My opinion: For the first three sentences, Pollan is operating in the real world, although I'd quibble with some of his assertions. (For example, the "farm lobby" is splintered into many pieces, each trying to capture its own agency, but yes, it mostly represents the interests of producers, not of consumers.) The last sentence is where he gets unreal. USDA and FDA operate within their legislative authorities, as pushed by the various interest groups--i.e., the organic people push their legislation, etc. Because there's no legislative basis for his adviser and no support for establishing one there's no prospect this will work. The best an adviser could do is coordinate legislative and budget proposals, which is already the job of OMB.

Monday, December 01, 2008

Turkey Weights--I Was Wrong

I posted yesterday on turkey weights. I blew it, by being too quick to be critical and jumping to assumptions. The issue was "turkey weight"; what I failed to imagine was the difference between liveweight and dressed weight. Apparently the chart and article I criticized was relying on liveweight figures, not dressed. See this link, which I reached from Freakonomics. I should have thought of NASS stats, here.

My apologies to Mr. Madrigal.

I still wonder about the figures, but he reported them correctly. One thing he didn't note: the increase in price per pound for turkey over the last 30 years?

Zero.

The (Un)Importance of Being USDA Secretary

Oscar Wilde's play culminates in the hero's realization of the importance of being earnest/Earnest; the greens need to learn the unimportance of being Secretary of Agriculture.

(I write after a few weeks of concern and agitation over who Obama's Secretary will be. The latest is this post at DTN: will animal rights be a top concern or will the Secretary roll over for GM crops? The first, of course, was the omnipresent Michael Pollan in the Times Magazine, on whose piece I've drafted many more comments than I've posted.)

But the reality is, in my experience, the Secretary:
  1. can't create a new program, only Congress can do that.
  2. can't move money from one program to another, only the appropriations committees can do that.
  3. can't reorganize the department, only Congress can do that (just ask Secretary Glickman, who spent much time and effort to prepare a combination of the administrative support personnel for NRCS, FSA, and RD, only to have Congress veto it).
  4. can't close offices (without time consuming negotiation and consultation with the affected member of Congress)
  5. can't talk to the public, without telling Congress first (okay, that's an exaggeration--the prohibition is not across the board).
  6. can try to sway Congress when the farm bill is being prepared (ask Venneman and Schafer how well that worked), unfortunately there's no farm bill due during Obama's term of office.
  7. is limited in what he or she can direct USDA employees to do (like proposing user fees).

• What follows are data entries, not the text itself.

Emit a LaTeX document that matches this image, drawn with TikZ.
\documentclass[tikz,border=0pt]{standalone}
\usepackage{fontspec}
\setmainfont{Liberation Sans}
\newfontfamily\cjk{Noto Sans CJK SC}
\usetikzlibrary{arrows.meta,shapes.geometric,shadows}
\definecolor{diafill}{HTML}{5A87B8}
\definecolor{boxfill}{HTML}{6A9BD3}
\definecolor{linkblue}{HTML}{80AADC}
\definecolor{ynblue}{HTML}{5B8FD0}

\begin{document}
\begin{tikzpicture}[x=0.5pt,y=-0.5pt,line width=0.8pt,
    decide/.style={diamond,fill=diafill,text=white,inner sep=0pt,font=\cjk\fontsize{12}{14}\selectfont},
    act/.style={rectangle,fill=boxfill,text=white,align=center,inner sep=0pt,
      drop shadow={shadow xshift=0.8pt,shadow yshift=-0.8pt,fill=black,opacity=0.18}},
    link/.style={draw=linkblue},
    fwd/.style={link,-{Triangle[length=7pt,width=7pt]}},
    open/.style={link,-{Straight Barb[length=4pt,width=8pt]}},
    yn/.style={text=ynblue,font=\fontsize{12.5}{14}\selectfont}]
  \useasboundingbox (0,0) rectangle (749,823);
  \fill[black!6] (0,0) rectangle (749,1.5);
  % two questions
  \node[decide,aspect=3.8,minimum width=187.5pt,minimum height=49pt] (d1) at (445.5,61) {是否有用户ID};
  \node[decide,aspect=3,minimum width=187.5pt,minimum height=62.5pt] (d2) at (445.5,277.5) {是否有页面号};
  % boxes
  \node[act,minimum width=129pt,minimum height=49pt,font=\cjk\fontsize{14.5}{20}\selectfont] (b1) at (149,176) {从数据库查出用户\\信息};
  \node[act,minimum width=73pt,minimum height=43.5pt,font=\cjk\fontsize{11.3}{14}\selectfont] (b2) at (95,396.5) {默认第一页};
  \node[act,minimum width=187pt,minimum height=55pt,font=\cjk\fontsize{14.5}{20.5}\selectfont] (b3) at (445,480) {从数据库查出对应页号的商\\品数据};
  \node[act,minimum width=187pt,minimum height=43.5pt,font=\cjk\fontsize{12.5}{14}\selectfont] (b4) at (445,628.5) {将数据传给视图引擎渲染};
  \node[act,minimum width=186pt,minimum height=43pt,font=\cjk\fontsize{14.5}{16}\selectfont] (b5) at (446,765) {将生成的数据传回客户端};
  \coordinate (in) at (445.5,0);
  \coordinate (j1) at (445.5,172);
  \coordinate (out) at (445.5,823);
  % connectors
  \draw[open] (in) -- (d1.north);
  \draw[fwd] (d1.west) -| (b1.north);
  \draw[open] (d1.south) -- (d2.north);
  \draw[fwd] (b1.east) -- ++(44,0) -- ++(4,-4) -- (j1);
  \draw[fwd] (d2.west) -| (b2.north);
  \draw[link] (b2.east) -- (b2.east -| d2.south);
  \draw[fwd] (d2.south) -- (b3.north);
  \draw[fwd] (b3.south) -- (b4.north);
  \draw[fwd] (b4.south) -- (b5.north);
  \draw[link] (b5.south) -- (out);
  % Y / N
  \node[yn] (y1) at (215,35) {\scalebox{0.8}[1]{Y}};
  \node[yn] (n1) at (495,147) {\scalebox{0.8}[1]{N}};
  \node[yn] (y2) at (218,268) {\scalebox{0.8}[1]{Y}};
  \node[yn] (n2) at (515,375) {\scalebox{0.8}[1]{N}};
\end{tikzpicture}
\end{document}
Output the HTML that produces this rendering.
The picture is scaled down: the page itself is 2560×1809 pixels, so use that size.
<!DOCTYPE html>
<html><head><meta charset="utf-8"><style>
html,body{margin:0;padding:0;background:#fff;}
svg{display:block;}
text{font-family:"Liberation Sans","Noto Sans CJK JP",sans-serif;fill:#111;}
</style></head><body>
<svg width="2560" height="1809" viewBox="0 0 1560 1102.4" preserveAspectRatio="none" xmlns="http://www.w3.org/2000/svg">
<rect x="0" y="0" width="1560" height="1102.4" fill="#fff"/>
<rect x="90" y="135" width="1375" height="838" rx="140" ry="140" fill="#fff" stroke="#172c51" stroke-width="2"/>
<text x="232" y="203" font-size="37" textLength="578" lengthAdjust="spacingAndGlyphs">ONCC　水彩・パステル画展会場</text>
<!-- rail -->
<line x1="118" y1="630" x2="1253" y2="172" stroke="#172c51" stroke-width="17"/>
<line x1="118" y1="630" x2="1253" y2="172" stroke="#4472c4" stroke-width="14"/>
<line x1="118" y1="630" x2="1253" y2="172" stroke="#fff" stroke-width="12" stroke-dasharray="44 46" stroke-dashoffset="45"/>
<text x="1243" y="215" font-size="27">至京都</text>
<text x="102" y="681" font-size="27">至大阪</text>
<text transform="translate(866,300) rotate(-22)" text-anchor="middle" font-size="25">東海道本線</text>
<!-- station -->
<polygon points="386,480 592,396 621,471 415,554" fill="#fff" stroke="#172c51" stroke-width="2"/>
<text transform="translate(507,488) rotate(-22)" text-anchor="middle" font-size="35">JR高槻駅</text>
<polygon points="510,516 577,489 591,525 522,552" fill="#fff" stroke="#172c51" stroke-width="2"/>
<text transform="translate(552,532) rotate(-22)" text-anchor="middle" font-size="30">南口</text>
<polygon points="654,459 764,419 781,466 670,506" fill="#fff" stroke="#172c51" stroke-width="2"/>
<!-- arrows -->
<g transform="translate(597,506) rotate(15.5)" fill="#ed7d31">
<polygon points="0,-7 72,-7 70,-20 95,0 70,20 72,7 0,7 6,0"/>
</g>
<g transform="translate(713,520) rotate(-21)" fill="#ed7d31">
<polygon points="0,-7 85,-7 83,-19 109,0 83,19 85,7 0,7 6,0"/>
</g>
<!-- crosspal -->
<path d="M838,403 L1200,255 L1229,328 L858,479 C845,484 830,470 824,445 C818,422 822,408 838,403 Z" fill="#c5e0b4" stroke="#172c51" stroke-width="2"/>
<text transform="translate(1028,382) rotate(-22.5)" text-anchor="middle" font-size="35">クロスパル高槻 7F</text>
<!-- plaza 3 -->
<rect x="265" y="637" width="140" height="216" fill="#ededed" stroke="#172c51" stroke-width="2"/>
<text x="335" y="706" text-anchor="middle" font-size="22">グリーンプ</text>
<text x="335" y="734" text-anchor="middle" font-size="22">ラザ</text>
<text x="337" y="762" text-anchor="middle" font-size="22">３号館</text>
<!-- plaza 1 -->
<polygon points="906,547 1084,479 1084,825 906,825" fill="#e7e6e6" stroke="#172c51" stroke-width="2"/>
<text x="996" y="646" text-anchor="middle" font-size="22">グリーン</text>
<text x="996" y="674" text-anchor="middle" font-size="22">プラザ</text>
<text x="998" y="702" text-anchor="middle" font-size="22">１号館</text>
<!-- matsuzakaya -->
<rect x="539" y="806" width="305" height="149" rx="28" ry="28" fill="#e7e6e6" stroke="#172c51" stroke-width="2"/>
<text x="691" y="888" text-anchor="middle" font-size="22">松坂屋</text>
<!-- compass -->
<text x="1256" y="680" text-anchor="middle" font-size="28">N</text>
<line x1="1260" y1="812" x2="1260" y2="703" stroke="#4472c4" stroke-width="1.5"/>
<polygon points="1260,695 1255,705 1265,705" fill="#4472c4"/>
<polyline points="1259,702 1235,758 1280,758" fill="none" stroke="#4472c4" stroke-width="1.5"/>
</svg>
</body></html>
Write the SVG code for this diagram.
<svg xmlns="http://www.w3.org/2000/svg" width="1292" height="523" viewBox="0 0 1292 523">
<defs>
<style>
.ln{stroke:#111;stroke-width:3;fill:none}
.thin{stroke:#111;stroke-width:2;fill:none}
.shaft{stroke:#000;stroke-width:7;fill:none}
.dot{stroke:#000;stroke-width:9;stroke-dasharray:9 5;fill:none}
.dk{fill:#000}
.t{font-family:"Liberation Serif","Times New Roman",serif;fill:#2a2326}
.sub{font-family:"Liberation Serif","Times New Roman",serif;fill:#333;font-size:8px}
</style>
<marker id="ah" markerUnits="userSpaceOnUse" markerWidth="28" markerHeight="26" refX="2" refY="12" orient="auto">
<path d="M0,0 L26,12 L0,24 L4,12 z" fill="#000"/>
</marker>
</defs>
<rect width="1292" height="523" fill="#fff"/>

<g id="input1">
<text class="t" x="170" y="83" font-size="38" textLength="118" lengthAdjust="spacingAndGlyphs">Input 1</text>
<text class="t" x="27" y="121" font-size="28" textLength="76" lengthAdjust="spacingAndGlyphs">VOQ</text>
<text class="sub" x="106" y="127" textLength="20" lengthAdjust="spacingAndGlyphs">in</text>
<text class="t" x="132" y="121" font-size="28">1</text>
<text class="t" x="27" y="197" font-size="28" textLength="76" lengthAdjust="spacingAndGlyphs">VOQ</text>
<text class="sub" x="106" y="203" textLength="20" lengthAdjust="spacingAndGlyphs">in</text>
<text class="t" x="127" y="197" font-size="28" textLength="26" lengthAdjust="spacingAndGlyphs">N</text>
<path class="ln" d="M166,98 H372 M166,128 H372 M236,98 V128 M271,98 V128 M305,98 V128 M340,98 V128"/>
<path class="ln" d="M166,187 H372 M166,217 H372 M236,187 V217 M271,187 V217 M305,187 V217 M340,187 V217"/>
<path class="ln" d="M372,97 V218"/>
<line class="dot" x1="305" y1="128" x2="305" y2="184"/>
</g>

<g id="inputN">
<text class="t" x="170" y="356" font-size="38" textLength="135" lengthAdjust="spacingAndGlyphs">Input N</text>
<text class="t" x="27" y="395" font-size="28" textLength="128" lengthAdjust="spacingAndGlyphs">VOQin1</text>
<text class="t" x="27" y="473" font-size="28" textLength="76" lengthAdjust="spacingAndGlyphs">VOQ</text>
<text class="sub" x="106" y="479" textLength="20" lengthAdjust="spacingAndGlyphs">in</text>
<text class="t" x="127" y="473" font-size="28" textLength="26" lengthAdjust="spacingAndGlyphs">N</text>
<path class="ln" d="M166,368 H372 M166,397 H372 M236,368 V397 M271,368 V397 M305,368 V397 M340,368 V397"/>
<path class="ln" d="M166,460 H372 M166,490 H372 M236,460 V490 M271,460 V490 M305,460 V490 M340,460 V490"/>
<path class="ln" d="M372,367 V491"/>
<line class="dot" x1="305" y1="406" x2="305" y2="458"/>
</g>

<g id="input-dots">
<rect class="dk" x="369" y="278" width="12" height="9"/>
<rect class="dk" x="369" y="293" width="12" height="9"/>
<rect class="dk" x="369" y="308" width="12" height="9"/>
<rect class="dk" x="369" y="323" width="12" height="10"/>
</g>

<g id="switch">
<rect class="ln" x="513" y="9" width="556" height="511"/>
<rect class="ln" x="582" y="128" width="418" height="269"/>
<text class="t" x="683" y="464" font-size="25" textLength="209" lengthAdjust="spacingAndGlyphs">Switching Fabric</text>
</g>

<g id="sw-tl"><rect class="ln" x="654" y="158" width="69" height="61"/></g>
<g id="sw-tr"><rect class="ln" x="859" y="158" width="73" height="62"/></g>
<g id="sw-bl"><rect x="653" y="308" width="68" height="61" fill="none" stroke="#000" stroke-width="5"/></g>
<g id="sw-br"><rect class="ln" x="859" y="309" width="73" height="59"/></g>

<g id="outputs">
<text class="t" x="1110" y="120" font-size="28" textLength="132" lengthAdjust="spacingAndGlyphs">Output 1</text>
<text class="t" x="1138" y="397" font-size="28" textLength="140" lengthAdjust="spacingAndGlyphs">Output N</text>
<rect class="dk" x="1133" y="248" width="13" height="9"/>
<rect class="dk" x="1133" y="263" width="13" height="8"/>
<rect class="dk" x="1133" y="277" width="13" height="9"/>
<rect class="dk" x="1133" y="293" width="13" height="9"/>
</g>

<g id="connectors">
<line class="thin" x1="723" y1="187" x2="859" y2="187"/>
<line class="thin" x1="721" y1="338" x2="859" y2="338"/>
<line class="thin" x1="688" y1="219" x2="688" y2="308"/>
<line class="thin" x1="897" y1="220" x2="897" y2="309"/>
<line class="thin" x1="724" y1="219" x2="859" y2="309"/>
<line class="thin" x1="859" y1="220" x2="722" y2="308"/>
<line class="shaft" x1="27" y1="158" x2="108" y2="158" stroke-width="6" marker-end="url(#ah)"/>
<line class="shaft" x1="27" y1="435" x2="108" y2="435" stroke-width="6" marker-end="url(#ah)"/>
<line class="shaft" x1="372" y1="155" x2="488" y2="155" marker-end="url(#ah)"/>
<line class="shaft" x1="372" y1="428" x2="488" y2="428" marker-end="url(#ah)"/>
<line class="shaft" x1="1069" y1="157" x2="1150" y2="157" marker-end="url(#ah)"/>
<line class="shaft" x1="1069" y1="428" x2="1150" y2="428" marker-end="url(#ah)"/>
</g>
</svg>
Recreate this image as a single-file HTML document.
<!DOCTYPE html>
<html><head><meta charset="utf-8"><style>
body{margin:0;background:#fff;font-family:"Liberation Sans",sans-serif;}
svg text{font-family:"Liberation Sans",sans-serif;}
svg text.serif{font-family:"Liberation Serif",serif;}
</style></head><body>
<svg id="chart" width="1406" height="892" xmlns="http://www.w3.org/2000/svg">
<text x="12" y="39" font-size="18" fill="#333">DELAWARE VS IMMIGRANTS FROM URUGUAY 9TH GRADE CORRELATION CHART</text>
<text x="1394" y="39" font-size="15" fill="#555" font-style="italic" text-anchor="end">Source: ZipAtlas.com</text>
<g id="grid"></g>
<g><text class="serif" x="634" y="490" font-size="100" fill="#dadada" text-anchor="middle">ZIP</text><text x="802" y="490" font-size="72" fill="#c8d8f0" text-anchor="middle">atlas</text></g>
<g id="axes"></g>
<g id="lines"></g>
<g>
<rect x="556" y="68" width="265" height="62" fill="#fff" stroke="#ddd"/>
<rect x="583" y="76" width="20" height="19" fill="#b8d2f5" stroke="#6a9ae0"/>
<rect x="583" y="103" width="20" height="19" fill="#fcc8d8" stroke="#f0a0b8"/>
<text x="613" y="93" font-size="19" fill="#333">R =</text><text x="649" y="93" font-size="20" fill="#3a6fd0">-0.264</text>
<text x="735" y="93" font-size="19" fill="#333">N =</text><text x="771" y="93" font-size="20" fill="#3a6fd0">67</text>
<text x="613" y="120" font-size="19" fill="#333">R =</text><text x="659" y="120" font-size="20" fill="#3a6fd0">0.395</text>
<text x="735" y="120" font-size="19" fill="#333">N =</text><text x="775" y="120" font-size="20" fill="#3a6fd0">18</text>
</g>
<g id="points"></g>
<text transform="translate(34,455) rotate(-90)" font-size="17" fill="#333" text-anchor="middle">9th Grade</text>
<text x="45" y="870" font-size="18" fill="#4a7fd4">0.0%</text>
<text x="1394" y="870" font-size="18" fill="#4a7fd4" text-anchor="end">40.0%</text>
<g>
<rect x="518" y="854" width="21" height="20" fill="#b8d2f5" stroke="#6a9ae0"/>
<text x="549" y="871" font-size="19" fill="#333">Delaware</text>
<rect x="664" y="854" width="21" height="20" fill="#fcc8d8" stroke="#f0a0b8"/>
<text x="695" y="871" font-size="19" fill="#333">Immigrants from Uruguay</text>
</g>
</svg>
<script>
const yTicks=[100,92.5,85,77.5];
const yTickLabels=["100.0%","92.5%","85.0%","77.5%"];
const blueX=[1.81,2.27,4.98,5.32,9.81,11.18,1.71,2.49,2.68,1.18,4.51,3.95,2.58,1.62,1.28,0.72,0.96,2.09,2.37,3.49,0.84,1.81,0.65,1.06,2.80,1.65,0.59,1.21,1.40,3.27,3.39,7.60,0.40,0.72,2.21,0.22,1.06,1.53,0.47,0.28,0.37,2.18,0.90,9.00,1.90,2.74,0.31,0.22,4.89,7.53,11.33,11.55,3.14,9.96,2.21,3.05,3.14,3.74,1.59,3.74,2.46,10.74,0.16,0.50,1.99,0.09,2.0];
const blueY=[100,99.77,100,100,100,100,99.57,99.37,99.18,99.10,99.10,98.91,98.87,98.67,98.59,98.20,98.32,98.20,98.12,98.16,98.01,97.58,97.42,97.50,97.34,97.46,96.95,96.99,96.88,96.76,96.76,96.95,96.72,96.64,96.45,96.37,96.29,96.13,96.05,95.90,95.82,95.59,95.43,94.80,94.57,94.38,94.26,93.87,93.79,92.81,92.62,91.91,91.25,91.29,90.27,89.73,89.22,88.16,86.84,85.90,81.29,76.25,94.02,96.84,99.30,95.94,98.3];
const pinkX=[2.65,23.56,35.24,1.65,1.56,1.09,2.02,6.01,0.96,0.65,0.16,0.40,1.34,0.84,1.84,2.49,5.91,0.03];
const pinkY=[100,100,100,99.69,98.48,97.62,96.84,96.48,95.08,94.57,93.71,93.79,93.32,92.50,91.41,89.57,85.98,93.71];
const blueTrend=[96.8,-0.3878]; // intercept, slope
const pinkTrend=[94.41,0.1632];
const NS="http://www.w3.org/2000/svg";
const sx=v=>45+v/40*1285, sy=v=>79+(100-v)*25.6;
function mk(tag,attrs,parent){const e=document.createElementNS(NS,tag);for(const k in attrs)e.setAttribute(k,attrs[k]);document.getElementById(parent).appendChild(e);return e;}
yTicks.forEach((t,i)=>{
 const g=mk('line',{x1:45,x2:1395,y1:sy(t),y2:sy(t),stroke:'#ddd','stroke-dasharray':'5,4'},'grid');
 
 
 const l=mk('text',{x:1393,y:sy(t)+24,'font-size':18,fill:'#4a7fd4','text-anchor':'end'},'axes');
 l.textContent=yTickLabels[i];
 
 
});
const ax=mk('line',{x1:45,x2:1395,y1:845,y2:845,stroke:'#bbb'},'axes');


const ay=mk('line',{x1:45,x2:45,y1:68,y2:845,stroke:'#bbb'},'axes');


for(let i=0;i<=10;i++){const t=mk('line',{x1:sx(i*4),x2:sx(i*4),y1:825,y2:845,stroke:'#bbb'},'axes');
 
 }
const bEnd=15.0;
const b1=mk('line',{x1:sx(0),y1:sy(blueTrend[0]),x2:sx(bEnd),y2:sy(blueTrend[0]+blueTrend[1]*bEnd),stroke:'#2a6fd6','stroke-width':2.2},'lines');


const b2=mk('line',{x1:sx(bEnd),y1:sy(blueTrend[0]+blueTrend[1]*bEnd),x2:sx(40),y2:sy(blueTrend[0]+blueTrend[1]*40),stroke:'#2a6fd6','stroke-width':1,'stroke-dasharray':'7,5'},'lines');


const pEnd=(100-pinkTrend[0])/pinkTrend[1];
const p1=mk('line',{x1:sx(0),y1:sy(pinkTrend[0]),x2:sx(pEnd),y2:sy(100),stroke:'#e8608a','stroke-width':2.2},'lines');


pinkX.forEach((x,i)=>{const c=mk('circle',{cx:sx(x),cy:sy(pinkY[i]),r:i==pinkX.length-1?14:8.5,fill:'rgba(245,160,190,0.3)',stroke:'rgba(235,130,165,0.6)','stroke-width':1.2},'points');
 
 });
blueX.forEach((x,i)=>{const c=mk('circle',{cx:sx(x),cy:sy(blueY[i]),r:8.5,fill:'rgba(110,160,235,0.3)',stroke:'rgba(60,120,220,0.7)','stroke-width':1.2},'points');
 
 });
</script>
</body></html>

See Sec. 712 of the Agricultural Appropriations Act for an example:'"a) None of the funds provided by this Act, or provided by previous Appropriations Acts to the agencies funded by this Act that remain available for obligation or expenditure in the current fiscal year, or provided from any accounts in the Treasury of the United States derived by the collection of fees available to the agencies funded by this Act, shall be available for obligation or expenditure through a reprogramming of funds which--
      (1) creates new programs;
      (2) eliminates a program, project, or activity;
      (3) increases funds or personnel by any means for any project or activity for which funds have been denied or restricted;
      (4) relocates an office or employees;
      (5) reorganizes offices, programs, or activities; or
      (6) contracts out or privatizes any functions or activities presently performed by Federal employees; unless the Committees on Appropriations of both Houses of Congress are notified 15 days in advance of such reprogramming of funds."


(I admit, I exaggerate a bit--John Block in 1983 created a big expensive program, using CCC inventories, without Congressional authority and by strong arming the attorneys. But we don't have big CCC inventories now and Bush gave strong use of executive power a bad name.)